Stated goal —
Return the line containing "Generate a LaTeX", the line containing "(kn7) at (881,532)", and every line between them, exactly as they stand. Output nothing else.

Data for this exercise —
----------

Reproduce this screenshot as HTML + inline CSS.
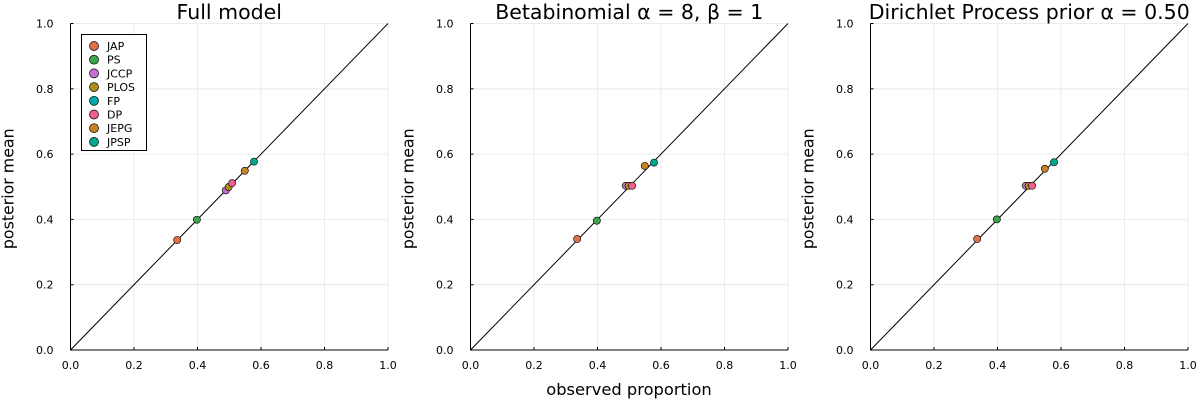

----------

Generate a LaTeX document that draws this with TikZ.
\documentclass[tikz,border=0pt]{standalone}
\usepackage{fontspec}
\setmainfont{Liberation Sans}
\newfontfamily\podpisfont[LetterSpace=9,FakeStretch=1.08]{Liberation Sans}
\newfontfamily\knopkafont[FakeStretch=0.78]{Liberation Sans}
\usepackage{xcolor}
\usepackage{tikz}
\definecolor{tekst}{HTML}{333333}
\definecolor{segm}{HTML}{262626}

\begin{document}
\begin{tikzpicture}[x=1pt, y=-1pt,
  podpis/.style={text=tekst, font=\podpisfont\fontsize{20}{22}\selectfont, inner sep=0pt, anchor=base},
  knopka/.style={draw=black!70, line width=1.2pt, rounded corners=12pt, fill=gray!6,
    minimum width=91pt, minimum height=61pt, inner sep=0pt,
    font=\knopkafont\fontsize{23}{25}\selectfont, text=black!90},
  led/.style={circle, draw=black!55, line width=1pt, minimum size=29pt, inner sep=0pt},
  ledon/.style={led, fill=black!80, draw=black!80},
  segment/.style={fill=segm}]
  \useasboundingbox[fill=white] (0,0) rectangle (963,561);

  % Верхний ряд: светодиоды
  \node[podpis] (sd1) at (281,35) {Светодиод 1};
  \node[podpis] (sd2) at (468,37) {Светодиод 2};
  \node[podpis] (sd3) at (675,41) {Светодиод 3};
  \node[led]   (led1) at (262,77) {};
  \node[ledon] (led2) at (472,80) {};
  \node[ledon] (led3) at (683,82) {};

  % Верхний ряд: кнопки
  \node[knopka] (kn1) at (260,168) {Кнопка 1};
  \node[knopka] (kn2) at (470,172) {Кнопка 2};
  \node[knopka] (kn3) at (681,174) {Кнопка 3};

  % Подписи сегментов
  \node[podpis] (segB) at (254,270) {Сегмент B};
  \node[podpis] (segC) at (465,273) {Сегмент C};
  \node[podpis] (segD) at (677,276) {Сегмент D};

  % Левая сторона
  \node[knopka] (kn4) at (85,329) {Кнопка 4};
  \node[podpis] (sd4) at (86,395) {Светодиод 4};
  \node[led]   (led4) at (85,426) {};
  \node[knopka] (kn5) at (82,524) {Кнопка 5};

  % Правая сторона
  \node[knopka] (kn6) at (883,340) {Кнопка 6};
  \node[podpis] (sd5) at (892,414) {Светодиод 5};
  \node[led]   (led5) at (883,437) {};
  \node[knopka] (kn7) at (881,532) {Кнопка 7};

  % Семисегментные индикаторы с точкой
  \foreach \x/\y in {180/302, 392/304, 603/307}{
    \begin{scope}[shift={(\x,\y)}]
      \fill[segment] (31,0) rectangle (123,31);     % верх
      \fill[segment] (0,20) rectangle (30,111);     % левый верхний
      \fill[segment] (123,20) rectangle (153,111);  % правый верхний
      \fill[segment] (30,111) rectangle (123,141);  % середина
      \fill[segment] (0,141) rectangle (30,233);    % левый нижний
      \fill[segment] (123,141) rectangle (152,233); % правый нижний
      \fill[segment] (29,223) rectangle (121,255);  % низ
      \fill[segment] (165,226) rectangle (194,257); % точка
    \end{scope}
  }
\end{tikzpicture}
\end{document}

----------

Reply —
Generate a LaTeX document that draws this with TikZ.
\documentclass[tikz,border=0pt]{standalone}
\usepackage{fontspec}
\setmainfont{Liberation Sans}
\newfontfamily\podpisfont[LetterSpace=9,FakeStretch=1.08]{Liberation Sans}
\newfontfamily\knopkafont[FakeStretch=0.78]{Liberation Sans}
\usepackage{xcolor}
\usepackage{tikz}
\definecolor{tekst}{HTML}{333333}
\definecolor{segm}{HTML}{262626}

\begin{document}
\begin{tikzpicture}[x=1pt, y=-1pt,
  podpis/.style={text=tekst, font=\podpisfont\fontsize{20}{22}\selectfont, inner sep=0pt, anchor=base},
  knopka/.style={draw=black!70, line width=1.2pt, rounded corners=12pt, fill=gray!6,
    minimum width=91pt, minimum height=61pt, inner sep=0pt,
    font=\knopkafont\fontsize{23}{25}\selectfont, text=black!90},
  led/.style={circle, draw=black!55, line width=1pt, minimum size=29pt, inner sep=0pt},
  ledon/.style={led, fill=black!80, draw=black!80},
  segment/.style={fill=segm}]
  \useasboundingbox[fill=white] (0,0) rectangle (963,561);

  % Верхний ряд: светодиоды
  \node[podpis] (sd1) at (281,35) {Светодиод 1};
  \node[podpis] (sd2) at (468,37) {Светодиод 2};
  \node[podpis] (sd3) at (675,41) {Светодиод 3};
  \node[led]   (led1) at (262,77) {};
  \node[ledon] (led2) at (472,80) {};
  \node[ledon] (led3) at (683,82) {};

  % Верхний ряд: кнопки
  \node[knopka] (kn1) at (260,168) {Кнопка 1};
  \node[knopka] (kn2) at (470,172) {Кнопка 2};
  \node[knopka] (kn3) at (681,174) {Кнопка 3};

  % Подписи сегментов
  \node[podpis] (segB) at (254,270) {Сегмент B};
  \node[podpis] (segC) at (465,273) {Сегмент C};
  \node[podpis] (segD) at (677,276) {Сегмент D};

  % Левая сторона
  \node[knopka] (kn4) at (85,329) {Кнопка 4};
  \node[podpis] (sd4) at (86,395) {Светодиод 4};
  \node[led]   (led4) at (85,426) {};
  \node[knopka] (kn5) at (82,524) {Кнопка 5};

  % Правая сторона
  \node[knopka] (kn6) at (883,340) {Кнопка 6};
  \node[podpis] (sd5) at (892,414) {Светодиод 5};
  \node[led]   (led5) at (883,437) {};
  \node[knopka] (kn7) at (881,532) {Кнопка 7};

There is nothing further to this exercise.